What protection and rope have you used on the cassin or other technical long routes in Alaska (moon flower, mount hunter) ?

Chris Sheridan · · Boulder, CO · Joined Jan 2006 · Points: 1,693

I've climbed the Moonflower but never the Cassin. I suspect the ideal rack for each route would be very different. A generous rack obviously slows you down on easy terrain, but can often speed you up on harder terrain. With more gear, you spend less time looking for a match between what gear you have and what cracks are available, and you can climb faster above a bomber piece than you can way run-out on technical terrain cause you didn't bring enough pro.

The Moonflower is pretty continuously technical (to the top of the buttress) and with a really short approach, so it favors a bigger rack: a full set of cams to a #3, stoppers and 10 or more ice screw.
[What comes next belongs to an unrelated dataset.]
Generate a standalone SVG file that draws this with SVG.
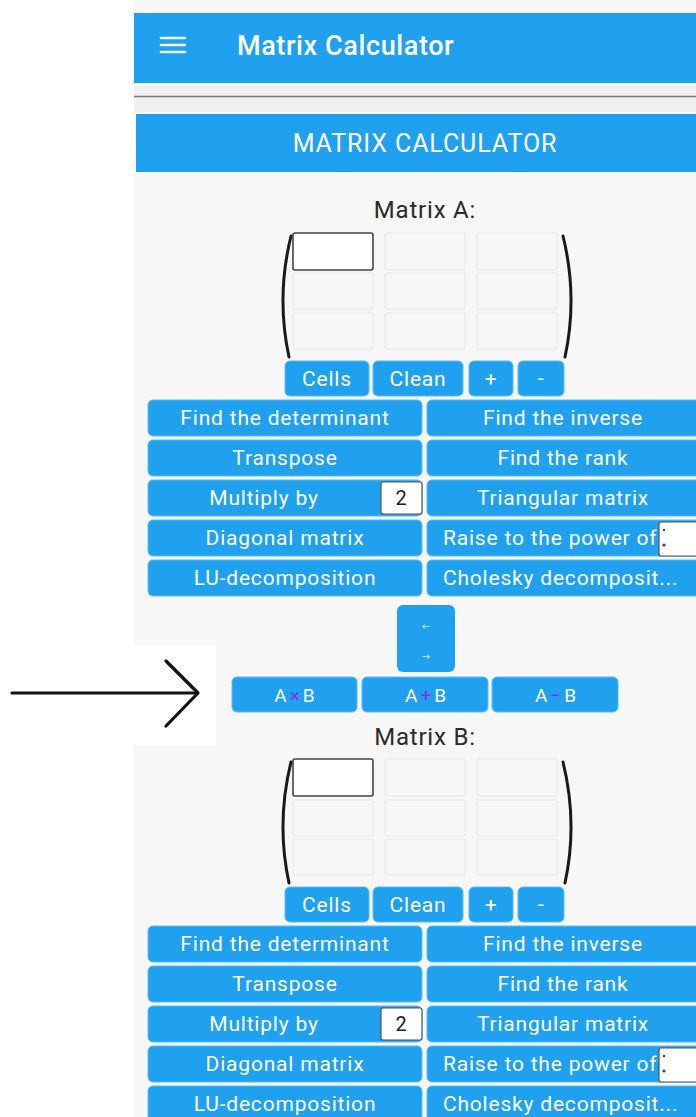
<svg xmlns="http://www.w3.org/2000/svg" width="696" height="1117" viewBox="0 0 696 1117">
  <style>
    .bar { fill: #1fa1ef; }
    .btn { fill: #1fa1ef; stroke: #5bbcf3; stroke-width: 1; }
    .bt { font-family: Roboto, "Liberation Sans", sans-serif; font-size: 21px; fill: #ffffff; text-anchor: middle; letter-spacing: 0.8px; }
    .st { text-anchor: start; }
    .ab { font-size: 19px; letter-spacing: 3px; }
    .lbl { font-family: Roboto, "Liberation Sans", sans-serif; font-size: 24px; fill: #2b2b2b; text-anchor: middle; letter-spacing: 0.8px; }
    .cell { fill: none; stroke: #e6e6e6; stroke-width: 1; }
    .cell0 { fill: #ffffff; stroke: #444444; stroke-width: 1.6; }
    .paren { fill: none; stroke: #1a1a1a; stroke-width: 3; stroke-linecap: round; }
    .inp { fill: #ffffff; stroke: #555555; stroke-width: 1.2; }
    .op { fill: #8a2be2; }
  </style>

  <!-- page background -->
  <rect x="0" y="0" width="696" height="1117" fill="#ffffff"/>
  <rect x="134" y="0" width="562" height="1117" fill="#f7f7f7"/>

  <!-- app bar -->
  <g id="appbar">
    <rect x="134" y="13" width="562" height="70" class="bar"/>
    <g stroke="#ffffff" stroke-width="2.6" stroke-linecap="round" opacity="0.95">
      <line x1="161" y1="38" x2="185" y2="38"/>
      <line x1="161" y1="45" x2="185" y2="45"/>
      <line x1="161" y1="52" x2="185" y2="52"/>
    </g>
    <text x="237" y="55" font-family="Roboto, 'Liberation Sans', sans-serif" font-size="27" font-weight="500" fill="#ffffff" letter-spacing="0.6">Matrix Calculator</text>
  </g>

  <!-- divider -->
  <rect x="134" y="86" width="562" height="26" fill="#efefef"/>
  <line x1="134" y1="96.5" x2="696" y2="96.5" stroke="#7a7a7a" stroke-width="1.5"/>

  <!-- title banner -->
  <g id="banner">
    <rect x="136" y="114" width="560" height="58" class="bar"/>
    <text x="425" y="152" font-family="Roboto, 'Liberation Sans', sans-serif" font-size="25" fill="#ffffff" text-anchor="middle" letter-spacing="0.9">MATRIX CALCULATOR</text>
  </g>

  <!-- ===== Matrix A ===== -->
  <g id="matrixA">
    <text x="425" y="218" class="lbl">Matrix A:</text>
    <path class="paren" d="M291,236 Q276,297 289,357"/>
    <path class="paren" d="M563,236 Q578,297 565,357"/>
    <rect x="293" y="233" width="80" height="37" rx="2" class="cell0"/>
    <rect x="385" y="233" width="80" height="37" rx="2" class="cell"/>
    <rect x="477" y="233" width="80" height="37" rx="2" class="cell"/>
    <rect x="293" y="273" width="80" height="36" rx="2" class="cell"/>
    <rect x="385" y="273" width="80" height="36" rx="2" class="cell"/>
    <rect x="477" y="273" width="80" height="36" rx="2" class="cell"/>
    <rect x="293" y="313" width="80" height="36" rx="2" class="cell"/>
    <rect x="385" y="313" width="80" height="36" rx="2" class="cell"/>
    <rect x="477" y="313" width="80" height="36" rx="2" class="cell"/>
  </g>

  <g id="toolsA">
    <rect x="285" y="361" width="84" height="35" rx="5" class="btn"/>
    <text x="327" y="386" class="bt">Cells</text>
    <rect x="373" y="361" width="90" height="35" rx="5" class="btn"/>
    <text x="418" y="386" class="bt">Clean</text>
    <rect x="469" y="361" width="44" height="35" rx="5" class="btn"/>
    <text x="491" y="386" class="bt">+</text>
    <rect x="518" y="361" width="46" height="35" rx="5" class="btn"/>
    <text x="541" y="385" class="bt">-</text>
  </g>

  <g id="opsA">
    <rect x="148" y="400" width="274" height="36" rx="5" class="btn"/>
    <text x="285" y="425" class="bt">Find the determinant</text>
    <rect x="427" y="400" width="275" height="36" rx="5" class="btn"/>
    <text x="563" y="425" class="bt">Find the inverse</text>

    <rect x="148" y="440" width="274" height="36" rx="5" class="btn"/>
    <text x="285" y="465" class="bt">Transpose</text>
    <rect x="427" y="440" width="275" height="36" rx="5" class="btn"/>
    <text x="563" y="465" class="bt">Find the rank</text>

    <rect x="148" y="480" width="274" height="36" rx="5" class="btn"/>
    <text x="264" y="505" class="bt">Multiply by</text>
    <rect x="381" y="482" width="41" height="32" rx="2" class="inp"/>
    <text x="401" y="505" font-family="Roboto, 'Liberation Sans', sans-serif" font-size="20" fill="#222222" text-anchor="middle">2</text>
    <rect x="427" y="480" width="275" height="36" rx="5" class="btn"/>
    <text x="563" y="505" class="bt">Triangular matrix</text>

    <rect x="148" y="520" width="274" height="36" rx="5" class="btn"/>
    <text x="285" y="545" class="bt">Diagonal matrix</text>
    <rect x="427" y="520" width="275" height="36" rx="5" class="btn"/>
    <text x="443" y="545" class="bt st">Raise to the power of</text>
    <rect x="659" y="522" width="40" height="34" rx="2" class="inp"/>
    <g fill="#444444"><circle cx="664" cy="530" r="1.2"/><circle cx="664" cy="545" r="1.6"/></g>

    <rect x="148" y="560" width="274" height="36" rx="5" class="btn"/>
    <text x="285" y="585" class="bt">LU-decomposition</text>
    <rect x="427" y="560" width="275" height="36" rx="5" class="btn"/>
    <text x="443" y="585" class="bt st">Cholesky decomposit...</text>
  </g>

  <!-- ===== A/B combination ===== -->
  <rect x="0" y="645" width="216" height="100" fill="#ffffff"/>

  <g id="swap">
    <rect x="397" y="605" width="58" height="67" rx="6" class="bar"/>
    <text x="426" y="630" font-family="'DejaVu Sans', sans-serif" font-size="10" fill="#cfe9fb" text-anchor="middle">←</text>
    <text x="426" y="660" font-family="'DejaVu Sans', sans-serif" font-size="10" fill="#cfe9fb" text-anchor="middle">→</text>
  </g>

  <g id="combine">
    <rect x="232" y="677" width="125" height="35" rx="5" class="btn"/>
    <text x="296" y="702" class="bt ab">A<tspan class="op">×</tspan>B</text>
    <rect x="362" y="677" width="126" height="35" rx="5" class="btn"/>
    <text x="427" y="702" class="bt ab">A<tspan class="op">+</tspan>B</text>
    <rect x="492" y="677" width="126" height="35" rx="5" class="btn"/>
    <text x="557" y="702" class="bt ab">A<tspan class="op">−</tspan>B</text>
  </g>

  <g id="connectors">
    <line x1="12" y1="693" x2="197" y2="693" stroke="#111111" stroke-width="3.2" stroke-linecap="round"/>
    <polyline points="166,661 198,693 166,726" fill="none" stroke="#111111" stroke-width="3.2" stroke-linecap="round" stroke-linejoin="round"/>
  </g>

  <!-- ===== Matrix B ===== -->
  <g id="matrixB">
    <text x="425" y="745" class="lbl">Matrix B:</text>
    <path class="paren" d="M291,762 Q276,823 289,883"/>
    <path class="paren" d="M563,762 Q578,823 565,883"/>
    <rect x="293" y="759" width="80" height="37" rx="2" class="cell0"/>
    <rect x="385" y="759" width="80" height="37" rx="2" class="cell"/>
    <rect x="477" y="759" width="80" height="37" rx="2" class="cell"/>
    <rect x="293" y="800" width="80" height="36" rx="2" class="cell"/>
    <rect x="385" y="800" width="80" height="36" rx="2" class="cell"/>
    <rect x="477" y="800" width="80" height="36" rx="2" class="cell"/>
    <rect x="293" y="839" width="80" height="36" rx="2" class="cell"/>
    <rect x="385" y="839" width="80" height="36" rx="2" class="cell"/>
    <rect x="477" y="839" width="80" height="36" rx="2" class="cell"/>
  </g>

  <g id="toolsB">
    <rect x="285" y="887" width="84" height="35" rx="5" class="btn"/>
    <text x="327" y="912" class="bt">Cells</text>
    <rect x="373" y="887" width="90" height="35" rx="5" class="btn"/>
    <text x="418" y="912" class="bt">Clean</text>
    <rect x="469" y="887" width="44" height="35" rx="5" class="btn"/>
    <text x="491" y="912" class="bt">+</text>
    <rect x="518" y="887" width="46" height="35" rx="5" class="btn"/>
    <text x="541" y="911" class="bt">-</text>
  </g>

  <g id="opsB">
    <rect x="148" y="926" width="274" height="36" rx="5" class="btn"/>
    <text x="285" y="951" class="bt">Find the determinant</text>
    <rect x="427" y="926" width="275" height="36" rx="5" class="btn"/>
    <text x="563" y="951" class="bt">Find the inverse</text>

    <rect x="148" y="966" width="274" height="36" rx="5" class="btn"/>
    <text x="285" y="991" class="bt">Transpose</text>
    <rect x="427" y="966" width="275" height="36" rx="5" class="btn"/>
    <text x="563" y="991" class="bt">Find the rank</text>

    <rect x="148" y="1006" width="274" height="36" rx="5" class="btn"/>
    <text x="264" y="1031" class="bt">Multiply by</text>
    <rect x="381" y="1008" width="41" height="32" rx="2" class="inp"/>
    <text x="401" y="1031" font-family="Roboto, 'Liberation Sans', sans-serif" font-size="20" fill="#222222" text-anchor="middle">2</text>
    <rect x="427" y="1006" width="275" height="36" rx="5" class="btn"/>
    <text x="563" y="1031" class="bt">Triangular matrix</text>

    <rect x="148" y="1046" width="274" height="36" rx="5" class="btn"/>
    <text x="285" y="1071" class="bt">Diagonal matrix</text>
    <rect x="427" y="1046" width="275" height="36" rx="5" class="btn"/>
    <text x="443" y="1071" class="bt st">Raise to the power of</text>
    <rect x="659" y="1048" width="40" height="34" rx="2" class="inp"/>
    <g fill="#444444"><circle cx="664" cy="1056" r="1.2"/><circle cx="664" cy="1071" r="1.6"/></g>

    <rect x="148" y="1086" width="274" height="36" rx="5" class="btn"/>
    <text x="285" y="1111" class="bt">LU-decomposition</text>
    <rect x="427" y="1086" width="275" height="36" rx="5" class="btn"/>
    <text x="443" y="1111" class="bt st">Cholesky decomposit...</text>
  </g>
</svg>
The Cassin has shorter and easier cruxes, a much longer approach and lots more moderate terrain where a heavy rack would do more harm than good. I suspect whatever is recommended in Joe Puryear's book is pretty spot on. I'm guessing a half rack to stoppers, Cams from 0.5" to 2", 6-8 screws and maybe a picket or two would be about right.

christoph benells · · tahoma · Joined Nov 2014 · Points: 306

^^^good advice^^^

I have done the sw ridge on mt. frances and carried way to much gear, which I believe led to our unexpected night on the mountain...

I know its not as big as the cassin, but it is very similar in terms of rock cruxes and snow hiking.

I think that a rack of single cams to 3"(leave out smaller cams, small cracks usually filled w ice), a nut set and a couple of pitons would be great. Ice screws for japanese coulior obviously.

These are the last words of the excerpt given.